Starting at the first line of the entries below, restate each line exactly until you reach the line with "const yTicks = [0,10,20,30,40,50,60,70,80,90,100];", and print that one too. Leave the pictures out and stop there.

-------------------------

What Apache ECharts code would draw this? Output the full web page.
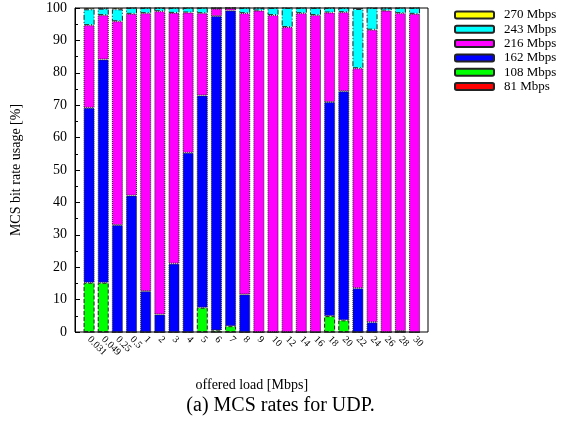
<!DOCTYPE html>
<html>
<head>
<meta charset="utf-8">
<script src="https://cdn.jsdelivr.net/npm/echarts@6/dist/echarts.min.js"></script>
<style>html,body{margin:0;padding:0;background:#fff;}#c{width:561px;height:430px;}</style>
</head>
<body>
<div id="c"></div>
<script>
const categories = ['0.031','0.049','0.25','0.5','1','2','3','4','5','6','7','8','9','10','12','14','16','18','20','22','24','26','28','30'];
const seriesNames = ['81 Mbps','108 Mbps','162 Mbps','216 Mbps','243 Mbps','270 Mbps'];
const r81  = [0,0,0,0,0,0,0,0,0,0,0,0,0,0,0,0,0,0,0,0,0,0,0,0];
const g108 = [15.2,15.2,0,0,0,0,0,0,7.5,0.5,1.8,0,0,0,0,0,0,4.9,3.6,0,0,0,0,0];
const b162 = [54.0,68.9,33.0,42.1,12.6,5.4,21.1,55.3,65.5,97.0,97.4,11.6,0,0,0,0,0,66.1,70.7,13.5,3.0,0,0.3,0];
const m216 = [25.5,13.7,62.9,56.1,85.8,93.6,77.4,43.3,25.4,2.3,0.8,86.8,99.2,97.8,94.1,98.4,97.8,27.6,24.4,67.9,90.3,99.2,98.1,98.2];
const c243 = [4.9,2.0,3.7,1.8,1.6,1.0,1.5,1.4,1.6,0.2,0,1.6,0.8,2.2,5.9,1.6,2.2,1.4,1.3,18.3,6.7,0.8,1.6,1.8];
const y270 = [0.4,0.2,0.4,0,0,0,0,0,0,0,0,0,0,0,0,0,0,0,0,0.3,0,0,0,0];
const yTicks = [0,10,20,30,40,50,60,70,80,90,100];

const values = [r81,g108,b162,m216,c243,y270];
const colors = ['#ff0000','#00ff00','#0000ff','#ff00ff','#00ffff','#ffff00'];
const borderTypes = ['solid',[4,2],[1,1],[1,1],[5,2,1,2],[3,1,1,1,1,1]];
const font = 'Liberation Serif';

const series = values.map((arr,k)=>({
  name: seriesNames[k],
  type: 'bar',
  stack: 'total',
  xAxisIndex: 1, yAxisIndex: 1,
  barWidth: 11,
  data: arr,
  itemStyle: {color: colors[k], borderColor: '#222', borderWidth: 1, borderType: borderTypes[k]},
  emphasis: {disabled: true},
  animation: false
}));

const chart = echarts.init(document.getElementById('c'), null, {renderer:'canvas'});
chart.setOption({
  animation: false,
  grid: [
    {left: 75, right: 133, top: 8, bottom: 98, show: true, borderColor: '#000', borderWidth: 1, backgroundColor: 'transparent'},
    {left: 82, right: 139.4, top: 8, bottom: 98}
  ],
  legend: {
    orient: 'vertical', left: 454, top: 8, padding: 0,
    data: seriesNames.slice().reverse(),
    itemWidth: 39, itemHeight: 7, itemGap: 0.3,
    textStyle: {fontFamily: font, fontSize: 13, lineHeight: 14, color: '#000', padding: [0,0,0,5]},
    selectedMode: false
  },
  xAxis: [{
    gridIndex: 0, type: 'value', min: 0, max: 1, show: false
  }, {
    gridIndex: 1, type: 'category', data: categories,
    name: 'offered load [Mbps]', nameLocation: 'middle', nameGap: 46,
    nameTextStyle: {fontFamily: font, fontSize: 14, color: '#000'},
    axisLine: {show: false},
    axisTick: {show: false},
    splitLine: {show: false},
    axisLabel: {rotate: -45, fontFamily: font, fontSize: 10, color: '#000', margin: 6, interval: 0}
  }],
  yAxis: [{
    gridIndex: 0, type: 'value', min: 0, max: 100, interval: 10,
    name: 'MCS bit rate usage [%]', nameLocation: 'middle', nameGap: 52,
    nameTextStyle: {fontFamily: font, fontSize: 14, color: '#000'},
    axisLine: {show: true, lineStyle: {color: '#000'}},
    axisTick: {show: true, inside: true, length: 5, lineStyle: {color: '#000'}},
    minorTick: {show: true, splitNumber: 2, length: 3, lineStyle: {color: '#000'}},
    splitLine: {show: false},
    axisLabel: {fontFamily: font, fontSize: 14, color: '#000', margin: 8,
      formatter: v => yTicks.includes(v) ? String(v) : ''}
  }, {
    gridIndex: 1, type: 'value', min: 0, max: 100, show: false
  }],
  graphic: [{
    type: 'text', left: 'center', top: 396,
    style: {text: '(a) MCS rates for UDP.', font: '20px "Liberation Serif"', fill: '#000'}
  }],
  series: series
});
</script>
</body>
</html>
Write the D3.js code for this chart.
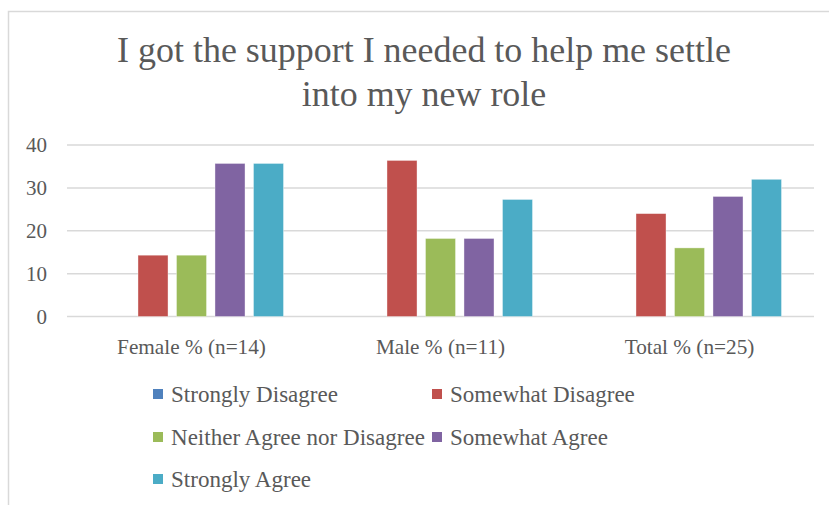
<!DOCTYPE html>
<html>
<head>
<meta charset="utf-8">
<script src="https://cdn.jsdelivr.net/npm/d3@7"></script>
<style>
  html, body { margin: 0; padding: 0; background: #fff; }
  svg { display: block; }
  text { font-family: "Liberation Serif", "DejaVu Serif", serif; fill: #595959; }
</style>
</head>
<body>
<svg id="chart" width="829" height="505"></svg>
<script>
// Survey response shares (%) by respondent group
const groups = ["Female % (n=14)", "Male % (n=11)", "Total % (n=25)"];
const responses = ["Strongly Disagree", "Somewhat Disagree", "Neither Agree nor Disagree", "Somewhat Agree", "Strongly Agree"];
const stronglyDisagree = [0, 0, 0];
const somewhatDisagree = [14.3, 36.4, 24];
const neitherAgree = [14.3, 18.2, 16];
const somewhatAgree = [35.7, 18.2, 28];
const stronglyAgree = [35.7, 27.3, 32];
const yTicks = [0, 10, 20, 30, 40];
const titleLines = ["I got the support I needed to help me settle", "into my new role"];

const seriesValues = [stronglyDisagree, somewhatDisagree, neitherAgree, somewhatAgree, stronglyAgree];
const colors = ["#4F81BD", "#C0504D", "#9BBB59", "#8064A2", "#4BACC6"];

const svg = d3.select("#chart");

// Set a text element's font size so its rendered width equals `target`
function fitWidth(node, target) {
  const sel = d3.select(node);
  sel.style("font-size", "100px");
  const w = node.getComputedTextLength();
  const size = 100 * target / w;
  sel.style("font-size", size + "px");
  return size;
}

// chart area border
svg.append("rect")
  .attr("x", 8.5).attr("y", 11.5)
  .attr("width", 840).attr("height", 520)
  .attr("fill", "none").attr("stroke", "#D9D9D9").attr("stroke-width", 1.5);

// title
const t1 = svg.append("text").attr("x", 424).attr("y", 62).attr("text-anchor", "middle").text(titleLines[0]);
const titleSize = fitWidth(t1.node(), 614);
svg.append("text").attr("x", 424).attr("y", 106).attr("text-anchor", "middle")
  .style("font-size", titleSize + "px").text(titleLines[1]);

// scales
const x0 = d3.scaleBand().domain(groups).range([67, 814]).padding(0);
const x1 = d3.scaleBand().domain(responses).range([0, x0.bandwidth()])
  .paddingInner(0.22).paddingOuter(0.844);
const y = d3.scaleLinear().domain([0, 40]).range([316.5, 145]);

// gridlines
svg.append("g").selectAll("line").data(yTicks).join("line")
  .attr("x1", 67).attr("x2", 814)
  .attr("y1", d => y(d)).attr("y2", d => y(d))
  .attr("stroke", "#D9D9D9").attr("stroke-width", 1.5);

// y axis labels
const yAxis = svg.append("g").attr("transform", "translate(49,0)")
  .call(d3.axisLeft(y).tickValues(yTicks).tickSize(0).tickPadding(2));
yAxis.select(".domain").remove();
yAxis.selectAll("text").attr("font-family", null).attr("fill", null);
const ySize = fitWidth(yAxis.selectAll("text").filter(d => d === 40).node(), 21);
yAxis.selectAll("text").style("font-size", ySize + "px");

// x axis labels
const xAxis = svg.append("g").attr("transform", "translate(0,317)")
  .call(d3.axisBottom(x0).tickSize(0).tickPadding(0));
xAxis.select(".domain").remove();
xAxis.selectAll("text").attr("font-family", null).attr("fill", null).attr("dy", null).attr("y", 37);
const xSize = fitWidth(xAxis.selectAll("text").filter(d => d === groups[0]).node(), 149);
xAxis.selectAll("text").style("font-size", xSize + "px");

// bars
const groupG = svg.append("g").selectAll("g").data(groups).join("g")
  .attr("transform", d => `translate(${x0(d)},0)`);
groupG.selectAll("rect")
  .data((g, gi) => responses.map((r, ri) => ({ r, ri, v: seriesValues[ri][gi] })))
  .join("rect")
  .attr("x", d => x1(d.r))
  .attr("width", x1.bandwidth())
  .attr("y", d => y(d.v))
  .attr("height", d => y(0) - y(d.v))
  .attr("fill", d => colors[d.ri])
  .attr("stroke", d => d.v > 0 ? "#ffffff" : "none")
  .attr("stroke-opacity", 0.5)
  .attr("stroke-width", 0.75);

// legend
const legendCols = [153, 432];
const legendRows = [394, 437, 479];
const legend = svg.append("g").selectAll("g").data(responses).join("g")
  .attr("transform", (d, i) => `translate(${legendCols[i % 2]},${legendRows[Math.floor(i / 2)]})`);
legend.append("rect")
  .attr("x", 0).attr("y", -5).attr("width", 10).attr("height", 10)
  .attr("fill", (d, i) => colors[i]);
const legendText = legend.append("text")
  .attr("x", 18).attr("y", 0).attr("dy", "0.35em").text(d => d);
const lSize = fitWidth(legendText.filter(d => d === responses[2]).node(), 254);
legendText.style("font-size", lSize + "px");
</script>
</body>
</html>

-------------------------

* _In response_
What Apache ECharts code would draw this? Output the full web page.
<!DOCTYPE html>
<html>
<head>
<meta charset="utf-8">
<script src="https://cdn.jsdelivr.net/npm/echarts@6/dist/echarts.min.js"></script>
<style>html,body{margin:0;padding:0;background:#fff;}#c{width:561px;height:430px;}</style>
</head>
<body>
<div id="c"></div>
<script>
const categories = ['0.031','0.049','0.25','0.5','1','2','3','4','5','6','7','8','9','10','12','14','16','18','20','22','24','26','28','30'];
const seriesNames = ['81 Mbps','108 Mbps','162 Mbps','216 Mbps','243 Mbps','270 Mbps'];
const r81  = [0,0,0,0,0,0,0,0,0,0,0,0,0,0,0,0,0,0,0,0,0,0,0,0];
const g108 = [15.2,15.2,0,0,0,0,0,0,7.5,0.5,1.8,0,0,0,0,0,0,4.9,3.6,0,0,0,0,0];
const b162 = [54.0,68.9,33.0,42.1,12.6,5.4,21.1,55.3,65.5,97.0,97.4,11.6,0,0,0,0,0,66.1,70.7,13.5,3.0,0,0.3,0];
const m216 = [25.5,13.7,62.9,56.1,85.8,93.6,77.4,43.3,25.4,2.3,0.8,86.8,99.2,97.8,94.1,98.4,97.8,27.6,24.4,67.9,90.3,99.2,98.1,98.2];
const c243 = [4.9,2.0,3.7,1.8,1.6,1.0,1.5,1.4,1.6,0.2,0,1.6,0.8,2.2,5.9,1.6,2.2,1.4,1.3,18.3,6.7,0.8,1.6,1.8];
const y270 = [0.4,0.2,0.4,0,0,0,0,0,0,0,0,0,0,0,0,0,0,0,0,0.3,0,0,0,0];
const yTicks = [0,10,20,30,40,50,60,70,80,90,100];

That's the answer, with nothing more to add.